The conflict is no longer organized around who carries out the violence, but around who structures it. The revelation that the attack was part of a broader operation involving political and strategic interests reshapes the scale of the story.
Tappen is central to this shift. He is not framed as a traditional villain, but as someone operating within a logic in which individual lives can be sacrificed in the name of a larger calculation. The conflict moves beyond morality into structure.
The limit of sacrifice
Tony Scott’s film transforms Creasy’s final gesture into a sacrifice. The series approaches that possibility, but ultimately steps away from it.
The idea that death could resolve the story is replaced by something more difficult to sustain.

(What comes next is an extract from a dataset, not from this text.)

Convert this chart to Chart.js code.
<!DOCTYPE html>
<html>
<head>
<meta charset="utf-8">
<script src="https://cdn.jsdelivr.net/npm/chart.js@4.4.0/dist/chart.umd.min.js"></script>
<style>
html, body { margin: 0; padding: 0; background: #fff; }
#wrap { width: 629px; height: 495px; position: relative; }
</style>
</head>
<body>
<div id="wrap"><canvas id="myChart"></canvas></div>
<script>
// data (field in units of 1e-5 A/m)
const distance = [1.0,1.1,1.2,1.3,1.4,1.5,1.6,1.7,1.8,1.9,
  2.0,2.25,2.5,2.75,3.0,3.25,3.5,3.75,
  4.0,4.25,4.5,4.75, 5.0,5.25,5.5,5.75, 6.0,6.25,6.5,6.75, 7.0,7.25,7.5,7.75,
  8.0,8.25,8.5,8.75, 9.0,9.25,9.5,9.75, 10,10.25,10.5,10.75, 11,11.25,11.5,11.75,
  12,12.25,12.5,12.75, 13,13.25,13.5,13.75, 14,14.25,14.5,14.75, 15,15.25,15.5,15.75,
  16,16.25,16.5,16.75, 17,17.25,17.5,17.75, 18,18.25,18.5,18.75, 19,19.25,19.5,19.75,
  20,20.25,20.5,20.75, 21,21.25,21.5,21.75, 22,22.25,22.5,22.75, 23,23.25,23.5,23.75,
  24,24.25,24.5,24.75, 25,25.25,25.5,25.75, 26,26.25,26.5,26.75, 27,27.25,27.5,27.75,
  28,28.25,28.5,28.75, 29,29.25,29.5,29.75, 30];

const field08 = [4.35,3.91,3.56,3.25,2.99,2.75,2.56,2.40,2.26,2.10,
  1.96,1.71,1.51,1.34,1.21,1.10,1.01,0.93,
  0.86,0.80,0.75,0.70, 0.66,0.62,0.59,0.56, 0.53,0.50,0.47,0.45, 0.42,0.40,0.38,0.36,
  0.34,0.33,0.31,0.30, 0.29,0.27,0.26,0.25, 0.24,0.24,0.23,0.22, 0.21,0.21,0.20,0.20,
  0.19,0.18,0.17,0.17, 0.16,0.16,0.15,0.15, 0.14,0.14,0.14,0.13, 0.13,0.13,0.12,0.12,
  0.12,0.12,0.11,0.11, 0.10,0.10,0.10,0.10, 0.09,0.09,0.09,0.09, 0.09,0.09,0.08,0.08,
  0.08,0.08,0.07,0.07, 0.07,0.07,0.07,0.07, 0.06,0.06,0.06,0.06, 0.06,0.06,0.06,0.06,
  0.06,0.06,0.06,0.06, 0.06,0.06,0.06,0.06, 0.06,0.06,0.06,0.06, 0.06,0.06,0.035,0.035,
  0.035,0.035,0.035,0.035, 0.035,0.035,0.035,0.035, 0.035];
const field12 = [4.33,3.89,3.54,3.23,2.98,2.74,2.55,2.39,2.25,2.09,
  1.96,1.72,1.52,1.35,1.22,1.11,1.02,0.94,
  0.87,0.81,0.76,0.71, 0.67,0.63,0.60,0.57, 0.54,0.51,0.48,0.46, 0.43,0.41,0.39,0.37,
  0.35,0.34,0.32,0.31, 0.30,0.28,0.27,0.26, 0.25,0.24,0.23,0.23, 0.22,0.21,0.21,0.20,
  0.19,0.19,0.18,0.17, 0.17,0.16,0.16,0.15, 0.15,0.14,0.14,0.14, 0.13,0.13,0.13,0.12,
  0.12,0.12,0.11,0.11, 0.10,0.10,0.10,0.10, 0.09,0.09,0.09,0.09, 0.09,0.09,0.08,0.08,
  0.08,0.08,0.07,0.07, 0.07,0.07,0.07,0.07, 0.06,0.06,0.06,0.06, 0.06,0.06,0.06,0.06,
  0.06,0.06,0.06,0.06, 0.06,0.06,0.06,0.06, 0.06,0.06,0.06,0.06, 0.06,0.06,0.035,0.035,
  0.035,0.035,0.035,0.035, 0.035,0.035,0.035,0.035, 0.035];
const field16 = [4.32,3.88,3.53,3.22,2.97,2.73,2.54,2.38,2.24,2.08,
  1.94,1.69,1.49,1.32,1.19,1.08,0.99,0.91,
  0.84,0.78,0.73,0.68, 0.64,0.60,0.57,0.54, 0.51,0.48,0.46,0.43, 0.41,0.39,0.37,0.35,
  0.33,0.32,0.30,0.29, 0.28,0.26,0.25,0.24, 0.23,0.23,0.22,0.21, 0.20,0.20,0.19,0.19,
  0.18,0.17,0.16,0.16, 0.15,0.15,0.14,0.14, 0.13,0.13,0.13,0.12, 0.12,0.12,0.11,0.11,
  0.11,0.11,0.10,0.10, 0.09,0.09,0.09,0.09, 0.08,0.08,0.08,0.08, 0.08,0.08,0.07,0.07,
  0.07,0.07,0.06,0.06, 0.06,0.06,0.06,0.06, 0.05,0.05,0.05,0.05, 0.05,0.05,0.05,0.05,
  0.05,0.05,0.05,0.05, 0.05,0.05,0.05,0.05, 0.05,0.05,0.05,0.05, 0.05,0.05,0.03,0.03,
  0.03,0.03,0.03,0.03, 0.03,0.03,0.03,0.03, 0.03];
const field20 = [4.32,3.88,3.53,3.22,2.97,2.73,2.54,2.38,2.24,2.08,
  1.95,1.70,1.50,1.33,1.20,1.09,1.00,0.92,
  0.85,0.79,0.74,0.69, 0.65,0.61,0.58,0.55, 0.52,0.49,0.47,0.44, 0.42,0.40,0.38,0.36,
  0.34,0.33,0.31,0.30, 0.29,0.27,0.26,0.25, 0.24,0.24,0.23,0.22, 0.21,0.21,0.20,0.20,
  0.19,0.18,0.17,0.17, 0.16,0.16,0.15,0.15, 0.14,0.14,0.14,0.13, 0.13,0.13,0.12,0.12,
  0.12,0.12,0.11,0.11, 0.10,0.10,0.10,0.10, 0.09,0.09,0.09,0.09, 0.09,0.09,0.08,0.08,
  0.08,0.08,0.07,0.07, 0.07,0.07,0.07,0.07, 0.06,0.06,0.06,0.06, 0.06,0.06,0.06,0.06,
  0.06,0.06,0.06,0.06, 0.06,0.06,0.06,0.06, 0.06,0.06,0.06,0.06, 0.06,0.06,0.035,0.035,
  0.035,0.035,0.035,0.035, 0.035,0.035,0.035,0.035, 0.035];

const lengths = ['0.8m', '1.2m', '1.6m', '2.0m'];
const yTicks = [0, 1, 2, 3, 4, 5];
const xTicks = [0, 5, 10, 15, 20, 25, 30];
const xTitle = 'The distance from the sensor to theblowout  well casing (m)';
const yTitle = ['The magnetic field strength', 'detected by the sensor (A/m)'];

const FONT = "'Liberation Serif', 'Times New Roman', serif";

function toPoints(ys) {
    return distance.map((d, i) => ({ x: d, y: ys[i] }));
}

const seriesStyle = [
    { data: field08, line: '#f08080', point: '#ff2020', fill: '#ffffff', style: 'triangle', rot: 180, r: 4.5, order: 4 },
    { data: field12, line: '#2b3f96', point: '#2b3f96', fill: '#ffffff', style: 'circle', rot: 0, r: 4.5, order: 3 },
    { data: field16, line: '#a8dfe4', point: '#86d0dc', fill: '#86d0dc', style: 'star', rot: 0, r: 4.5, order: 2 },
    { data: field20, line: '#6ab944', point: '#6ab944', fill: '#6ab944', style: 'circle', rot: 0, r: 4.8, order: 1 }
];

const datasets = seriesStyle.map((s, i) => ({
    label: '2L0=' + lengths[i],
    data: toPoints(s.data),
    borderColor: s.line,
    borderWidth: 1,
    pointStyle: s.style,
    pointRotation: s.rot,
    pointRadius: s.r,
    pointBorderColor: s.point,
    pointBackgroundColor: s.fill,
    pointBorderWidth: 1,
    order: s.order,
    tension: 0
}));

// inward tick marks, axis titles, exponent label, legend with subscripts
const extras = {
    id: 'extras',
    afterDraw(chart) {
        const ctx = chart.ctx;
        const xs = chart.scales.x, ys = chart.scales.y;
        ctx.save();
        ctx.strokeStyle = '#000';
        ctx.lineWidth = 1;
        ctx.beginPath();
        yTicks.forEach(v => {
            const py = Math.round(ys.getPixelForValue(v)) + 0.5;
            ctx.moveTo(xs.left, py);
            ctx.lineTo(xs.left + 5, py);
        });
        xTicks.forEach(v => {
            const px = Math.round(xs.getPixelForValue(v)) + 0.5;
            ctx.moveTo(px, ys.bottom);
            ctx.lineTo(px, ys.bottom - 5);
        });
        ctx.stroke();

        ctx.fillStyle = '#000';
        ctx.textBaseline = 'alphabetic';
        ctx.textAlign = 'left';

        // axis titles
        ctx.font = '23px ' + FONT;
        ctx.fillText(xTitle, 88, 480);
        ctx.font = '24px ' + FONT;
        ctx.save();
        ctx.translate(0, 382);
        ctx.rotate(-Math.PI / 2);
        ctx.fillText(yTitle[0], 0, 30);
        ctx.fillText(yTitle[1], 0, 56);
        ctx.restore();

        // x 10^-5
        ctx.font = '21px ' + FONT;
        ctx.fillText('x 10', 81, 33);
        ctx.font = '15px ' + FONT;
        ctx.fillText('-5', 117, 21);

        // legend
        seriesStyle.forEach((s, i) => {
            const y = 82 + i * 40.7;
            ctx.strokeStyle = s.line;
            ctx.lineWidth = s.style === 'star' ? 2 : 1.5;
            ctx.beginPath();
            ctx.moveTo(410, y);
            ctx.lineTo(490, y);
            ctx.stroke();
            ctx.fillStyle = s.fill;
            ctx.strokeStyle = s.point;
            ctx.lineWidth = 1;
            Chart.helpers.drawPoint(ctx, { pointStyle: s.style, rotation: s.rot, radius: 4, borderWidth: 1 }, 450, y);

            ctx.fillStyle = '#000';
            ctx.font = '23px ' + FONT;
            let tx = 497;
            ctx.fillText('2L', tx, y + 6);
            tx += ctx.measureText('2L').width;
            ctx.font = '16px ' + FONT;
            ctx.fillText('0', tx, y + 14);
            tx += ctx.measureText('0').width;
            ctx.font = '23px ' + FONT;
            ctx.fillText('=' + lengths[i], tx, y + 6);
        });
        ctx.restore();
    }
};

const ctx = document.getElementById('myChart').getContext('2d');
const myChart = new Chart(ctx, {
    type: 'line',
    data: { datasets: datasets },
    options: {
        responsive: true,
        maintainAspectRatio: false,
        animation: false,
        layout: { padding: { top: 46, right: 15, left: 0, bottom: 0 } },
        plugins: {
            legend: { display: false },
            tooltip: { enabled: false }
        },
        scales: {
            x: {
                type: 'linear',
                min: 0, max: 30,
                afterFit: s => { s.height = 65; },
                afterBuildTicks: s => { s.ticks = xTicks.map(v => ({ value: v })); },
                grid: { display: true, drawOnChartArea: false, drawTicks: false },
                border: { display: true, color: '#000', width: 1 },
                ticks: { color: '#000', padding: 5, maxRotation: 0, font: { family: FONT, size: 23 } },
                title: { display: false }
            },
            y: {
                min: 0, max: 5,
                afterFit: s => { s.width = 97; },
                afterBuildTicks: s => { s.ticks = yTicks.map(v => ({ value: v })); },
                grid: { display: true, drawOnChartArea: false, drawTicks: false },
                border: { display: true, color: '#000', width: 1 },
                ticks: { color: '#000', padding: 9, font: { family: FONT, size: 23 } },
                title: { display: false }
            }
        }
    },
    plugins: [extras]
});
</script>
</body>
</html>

Survival becomes a responsibility, especially in relation to someone like Poe, who must continue living with what remains.
This shift alters the meaning of the narrative. The final gesture is no longer self-destruction, but continuation.
What changes when the story does not end
The ending does not organize the narrative as closure.
The conspiracy is exposed, those responsible are eliminated, but what remains is no resolution. Poe finds a way to reorganize her relationship with memory. Creasy survives, and in surviving, must face something previous versions did not demand with the same intensity: staying in the world.

At the same time, the series leaves open the possibility of returning to action, now directed toward an unresolved past, suggesting that this transformation is not complete.
One story, three readings
Comparing the novel, the film, and the series does not produce a hierarchy, but a shift in perspective.
The novel treats revenge as a method. The film reframes it as experience and redemption. The series dismantles that logic and proposes a reading in which the individual can no longer sustain the full weight of the narrative alone.
In that movement, Man on Fire stops being only the story of a man on fire and becomes the story of a world that continues to burn, even when the idea of control no longer holds, and when survival stops being a consequence and becomes a choice that must be actively sustained.